「眼球綺譚」感想

眼球綺譚 (角川文庫)

眼球綺譚 (角川文庫)

2000年に読んで以来の再読。

これはいい塩梅のホラー短編集でした。「いい塩梅」とは、先に読んだ「殺人鬼」と比べてのことです。あのスプラッターぶりを続けて読むのは、さすがにつらいので(笑)。

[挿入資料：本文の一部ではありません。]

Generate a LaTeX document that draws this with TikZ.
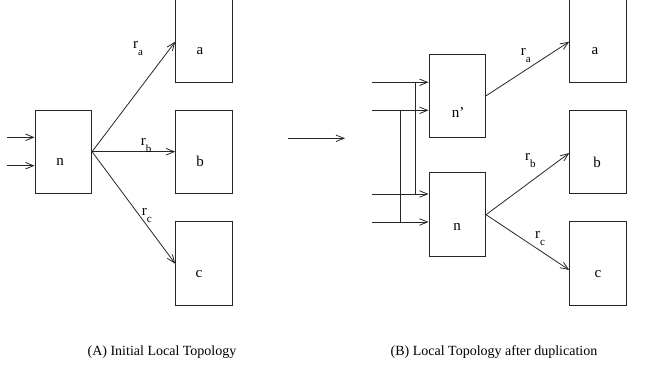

前半3編の「再生」「呼子池の怪魚」「特別料理」が良かったですね。

「呼子池の怪魚」は、幻想的で切なさが感じられるのが良いのです。ちょっと美しさを感じるでしょ。

「再生」は上手くオチが決まっています。

「特別料理」はオチが分かるけど、やっぱり嫌だ!怖い!となるところが良いのです。

表題作の「眼球綺譚」はミステリー的なタッチもあって、ぐいぐいと読ませる中編です。巻末の風間賢二さんによる解説が濃厚で、今後の読書の参考にもなりました。「殺人鬼」シリーズといい、本書といい、ホラー作の解説は旧版も含めてどれもこれも熱が入っていますね。

そう言えば、自分も昔、谷山浩子さんのFM番組「ミスティナイト」のショートストーリーコーナーに投稿したホラーがあります。

「カクヨム」に投稿してあるので、一読して頂けたら嬉しいです(2500字程度の掌編です)。
kakuyomu.jp
↑を書いて番組で読まれたのは1995年7月。本書「眼球綺譚」を読んだのは2000年なので影響は受けていないのですが。

さて、綾辻作品を刊行順に読んでいるので、次は「フリークス」を読みます。